__Source excerpt__.
---------------

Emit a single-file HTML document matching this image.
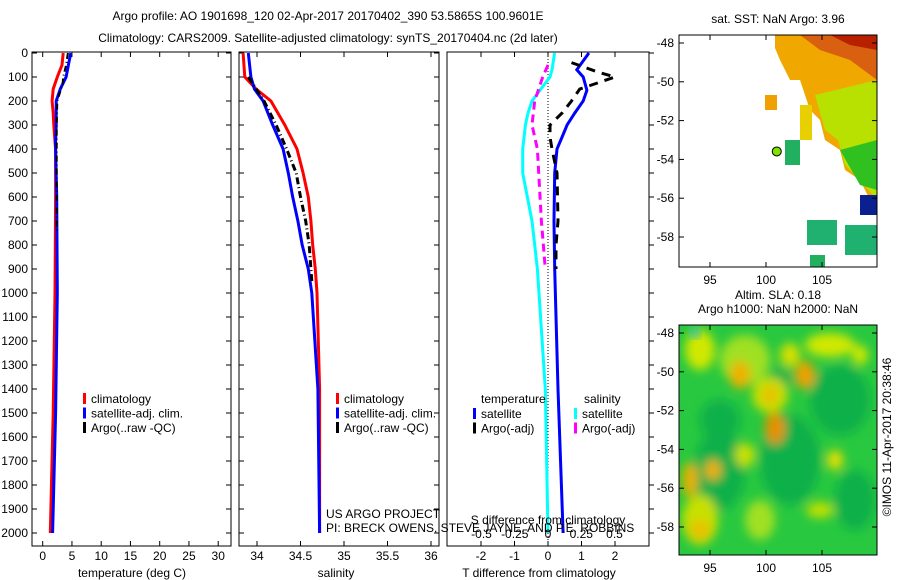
<!DOCTYPE html>
<html><head><meta charset="utf-8">
<style>
body{margin:0;background:#fff;}
svg{display:block;font-family:"Liberation Sans",sans-serif;font-size:12px;}
</style></head>
<body>
<svg id="c" width="900" height="580" viewBox="0 0 900 580">
<defs>
<filter id="bl" x="-20%" y="-20%" width="140%" height="140%"><feGaussianBlur stdDeviation="5"/></filter>
<clipPath id="m2c"><rect x="679" y="325" width="198" height="230"/></clipPath>
<clipPath id="m1c"><rect x="679" y="35" width="198" height="232"/></clipPath>
</defs>
<text x="328" y="20" text-anchor="middle">Argo profile: AO 1901698_120 02-Apr-2017 20170402_390 53.5865S 100.9601E</text>
<text x="328" y="42" text-anchor="middle">Climatology: CARS2009. Satellite-adjusted climatology: synTS_20170404.nc (2d later)</text>
<g id="g"></g>
</svg>
<script>
// ---- data ----
const tDepth = [0,50,100,150,200,250,300,370,400,600,1000,1500,2000];
const tClim  = [3.5,3.3,2.5,1.8,1.6,1.8,1.9,2.1,2.2,2.2,2.1,1.8,1.3];
const tSat   = [4.8,4.4,4.0,3.0,2.3,2.3,2.3,2.2,2.2,2.4,2.5,2.2,1.7];
const argoTDepth = [0,50,100,130,200,300,500,740];
const argoT      = [4.3,4.0,3.5,3.4,2.5,2.4,2.4,2.4];
const sDepth = [0,100,150,200,300,400,500,600,700,800,900,1000,1400,2000];
const sClim  = [33.84,33.86,33.99,34.16,34.32,34.46,34.53,34.59,34.62,34.64,34.67,34.69,34.72,34.72];
const sSat   = [33.9,33.93,33.97,34.07,34.18,34.3,34.36,34.41,34.47,34.52,34.59,34.63,34.7,34.72];
const argoSDepth = [100,200,300,400,500,600,700,800,900,950];
const argoS      = [33.9,34.08,34.22,34.34,34.45,34.5,34.56,34.6,34.62,34.63];
const dDepth = [0,70,100,155,200,250,300,350,400,500,700,900,1400,2000];
const dTSat  = [1.22,0.86,1.05,1.16,1.05,0.8,0.57,0.42,0.27,0.2,0.18,0.2,0.3,0.45];
const dTArgoDepth = [40,80,100,150,200,250,300,350,400,500,700,800,900];
const dTArgo = [0.7,1.5,2.0,0.95,0.7,0.42,0.06,0.06,0.12,0.27,0.3,0.24,0.24];
const dSSat  = [0.05,0.03,0.015,-0.06,-0.12,-0.15,-0.17,-0.18,-0.19,-0.19,-0.12,-0.08,-0.02,0];
const dSArgoDepth = [50,100,200,300,400,500,700,900];
const dSArgo = [0.0,-0.04,-0.1,-0.12,-0.08,-0.07,-0.05,-0.02];
const depthTicks = [0,100,200,300,400,500,600,700,800,900,1000,1100,1200,1300,1400,1500,1600,1700,1800,1900,2000];
const tTicks = [0,5,10,15,20,25,30];
const sTicks = [34,34.5,35,35.5,36];
const dTTicks = [-2,-1,0,1,2];
const dSTicks = [-0.5,-0.25,0,0.25,0.5];
const latTicks = [-48,-50,-52,-54,-56,-58];
const lonTicks = [95,100,105];

const NS="http://www.w3.org/2000/svg";
const G=document.getElementById('g');
function el(tag,attrs,parent){const e=document.createElementNS(NS,tag);for(const k in attrs)e.setAttribute(k,attrs[k]);(parent||G).appendChild(e);return e;}
function txt(x,y,s,anchor,parent){const t=el('text',{x:x,y:y,'text-anchor':anchor||'start'},parent);t.textContent=s;return t;}

const Y0=53, YB=546;
const yD=d=>Y0+d*0.24;
const xT=v=>42.7+v*5.85;
const xS=v=>257+(v-34)*87;
const xDT=v=>548+v*33.5;
const xDS=v=>548+v*133;

function frame(x1,x2,name){
  const r=el('rect',{x:x1,y:Y0-1,width:x2-x1,height:YB-Y0+1,fill:'none',stroke:'#000','stroke-width':1});
  
  
}
function line(xs,ds,fx,color,w,dash,name){
  let p='';for(let i=0;i<xs.length;i++)p+=(i?'L':'M')+fx(xs[i]).toFixed(1)+','+yD(ds[i]).toFixed(1);
  const e=el('path',{d:p,fill:'none',stroke:color,'stroke-width':w});
  if(dash)e.setAttribute('stroke-dasharray',dash);
  
  
}
function xticks(vals,fx,labels,y){
  vals.forEach(v=>{const x=fx(v);el('line',{x1:x,y1:YB,x2:x,y2:YB-5,stroke:'#000'});el('line',{x1:x,y1:Y0-1,x2:x,y2:Y0+4,stroke:'#000'});
    if(labels){const t=txt(x,y,String(v),'middle');}});
}
function yticks(x1,x2,lab){
  depthTicks.forEach(d=>{const y=yD(d);el('line',{x1:x1,y1:y,x2:x1+5,y2:y,stroke:'#000'});el('line',{x1:x2,y1:y,x2:x2-5,y2:y,stroke:'#000'});
    if(lab){const t=txt(28,y+4,String(d),'end');}});
}
// panel 1
frame(32,231,'temperature-panel');
yticks(32,231,true);
xticks(tTicks,xT,true,560);
line(tClim,tDepth,xT,'#f00',3,null,'temp-climatology-line');
line(tSat,tDepth,xT,'#00f',3,null,'temp-satellite-line');
line(argoT,argoTDepth,xT,'#000',2,'6,3,1,3','temp-argo-line');
let t=txt(132,577,'temperature (deg C)','middle');
// panel 2
frame(239,439,'salinity-panel');
yticks(239,439,false);
xticks(sTicks,xS,true,560);
line(sClim,sDepth,xS,'#f00',3,null,'sal-climatology-line');
line(sSat,sDepth,xS,'#00f',3,null,'sal-satellite-line');
line(argoS,argoSDepth,xS,'#000',3,'7,3,1,3','sal-argo-line');
t=txt(336,577,'salinity','middle');
// panel 3
frame(447,649,'difference-panel');
depthTicks.forEach(d=>{const y=yD(d);el('line',{x1:649,y1:y,x2:654,y2:y,stroke:'#000'});});
xticks(dTTicks,xDT,true,560);
el('line',{x1:548,y1:Y0,x2:548,y2:YB,stroke:'#000','stroke-dasharray':'1,2'});
line(dSSat,dDepth,xDS,'#0ff',3,null,'sal-diff-satellite-line');
line(dSArgo,dSArgoDepth,xDS,'#f0f',3,'8,5','sal-diff-argo-line');
line(dTSat,dDepth,xDT,'#00f',3,null,'temp-diff-satellite-line');
line(dTArgo,dTArgoDepth,xDT,'#000',3,'9,7','temp-diff-argo-line');
dSTicks.forEach(v=>{const t2=txt(xDS(v),538,String(v),'middle');});
t=txt(548,524,'S difference from climatology','middle');
t=txt(539,577,'T difference from climatology','middle');
// credits
t=txt(326,518,'US ARGO PROJECT');
t=txt(326,532,'PI: BRECK OWENS, STEVE JAYNE, AND P.E. ROBBINS');

function legend(x,y,items,name){
  const g=el('g',{});
  items.forEach((it,i)=>{const yy=y+i*14.5;
    if(it[0])el('rect',{x:x,y:yy-10,width:3,height:11,fill:it[0]},g);
    txt(x+(it[0]?8:0),yy,it[1],'start',g);});
}
legend(83,403,[['#f00','climatology'],['#00f','satellite-adj. clim.'],['#000','Argo(..raw -QC)']],'temp-legend');
legend(336,403,[['#f00','climatology'],['#00f','satellite-adj. clim.'],['#000','Argo(..raw -QC)']],'sal-legend');
legend(481,403,[[null,'temperature']],'t-legend-title');
legend(473,418,[['#00f','satellite'],['#000','Argo(-adj)']],'t-diff-legend');
legend(584,403,[[null,'salinity']],'s-legend-title');
legend(574,418,[['#0ff','satellite'],['#f0f','Argo(-adj)']],'s-diff-legend');

// ---- maps ----
const xL=v=>766+(v-100)*11.2;
function mapAxes(top,h,name,titles){
  const yL=lat=>top+8+(-48-lat)*19.4;
  const r=el('rect',{x:679,y:top,width:198,height:h,fill:'none',stroke:'#000'});
  
  latTicks.forEach(l=>{const y=yL(l);el('line',{x1:679,y1:y,x2:684,y2:y,stroke:'#000'});el('line',{x1:877,y1:y,x2:872,y2:y,stroke:'#000'});
    const tt=txt(674,y+4,String(l),'end');});
  lonTicks.forEach(l=>{const x=xL(l);el('line',{x1:x,y1:top+h,x2:x,y2:top+h-5,stroke:'#000'});el('line',{x1:x,y1:top,x2:x,y2:top+5,stroke:'#000'});
    const tt=txt(x,top+h+17,String(l),'middle');});
  titles.forEach((s,i)=>{const tt=txt(778,top-26+i*14+(titles.length==1?14:0),s,'middle');});
}
// SST map patches
const m1=el('g',{'clip-path':'url(#m1c)'});
el('polygon',{points:'775,35 877,35 877,200 870,200 860,180 845,170 840,150 825,140 820,120 810,110 800,80 790,80 780,60 775,48',fill:'#f0a800'},m1);
el('polygon',{points:'800,35 877,35 877,80 850,60 820,50',fill:'#d86010'},m1);
el('polygon',{points:'830,35 877,35 877,50 850,45',fill:'#b82000'},m1);
el('polygon',{points:'815,95 877,80 877,200 860,180 845,165 838,140 825,130',fill:'#b8e000'},m1);
el('polygon',{points:'840,150 877,140 877,190 860,185',fill:'#30c020'},m1);
el('rect',{x:800,y:105,width:12,height:35,fill:'#e8d000'},m1);
el('rect',{x:765,y:95,width:12,height:15,fill:'#f0a000'},m1);
el('rect',{x:785,y:140,width:15,height:25,fill:'#20b060'},m1);
el('rect',{x:810,y:255,width:15,height:12,fill:'#20b060'},m1);
el('rect',{x:807,y:220,width:30,height:25,fill:'#20b070'},m1);
el('rect',{x:845,y:225,width:32,height:30,fill:'#20b070'},m1);
el('rect',{x:860,y:195,width:17,height:20,fill:'#0a2090'},m1);
const dot=el('circle',{cx:xL(100.96),cy:35+8+5.59*19.4,r:4.5,fill:'#80e000',stroke:'#000'},m1);
mapAxes(35,232,'sst-map-frame',['sat. SST: NaN Argo: 3.96']);
// SLA map
const m2=el('g',{'clip-path':'url(#m2c)'});
el('rect',{x:679,y:325,width:198,height:230,fill:'#28c840'},m2);
const bg=el('g',{filter:'url(#bl)'},m2);
[[720,470,25,40,'#10b048'],[790,460,30,45,'#10b048'],[840,400,30,35,'#10b048'],[720,420,20,20,'#10b048'],[855,500,20,30,'#10b048'],[780,380,12,12,'#10b048'],
 [745,360,25,25,'#a0e020'],[770,395,18,18,'#c8e000'],[700,350,15,20,'#d0e800'],[830,345,25,12,'#d0e800'],[700,520,18,25,'#c8e000'],[760,520,15,20,'#a0e020'],
 [740,375,10,14,'#f0b000'],[770,395,8,10,'#e8c000'],[775,428,10,16,'#e89000'],[805,375,10,14,'#f0a000'],
 [690,480,8,18,'#e8b000'],[713,470,8,10,'#f0b000'],[700,530,10,10,'#e8c000'],[835,460,8,10,'#e8e000'],[860,355,8,10,'#d0e800'],
 [820,510,14,8,'#c0e000'],[790,355,10,12,'#d8e000'],[745,455,10,12,'#c8e000']]
 .forEach(b=>el('ellipse',{cx:b[0],cy:b[1],rx:b[2],ry:b[3],fill:b[4]},bg));
el('rect',{x:690,y:328,width:10,height:10,fill:'#30c0c0',filter:'url(#bl)'},m2);
mapAxes(325,230,'sla-map-frame',['Altim. SLA: 0.18','Argo h1000: NaN h2000: NaN']);
t=txt(0,0,'©IMOS 11-Apr-2017 20:38:46','middle');t.setAttribute('transform','translate(891,437) rotate(-90)');

</script>
</body></html>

---------------

Copy every single line of the material above that holds "document".

Emit a single-file HTML document matching this image.
const G=document.getElementById('g');
function el(tag,attrs,parent){const e=document.createElementNS(NS,tag);for(const k in attrs)e.setAttribute(k,attrs[k]);(parent||G).appendChild(e);return e;}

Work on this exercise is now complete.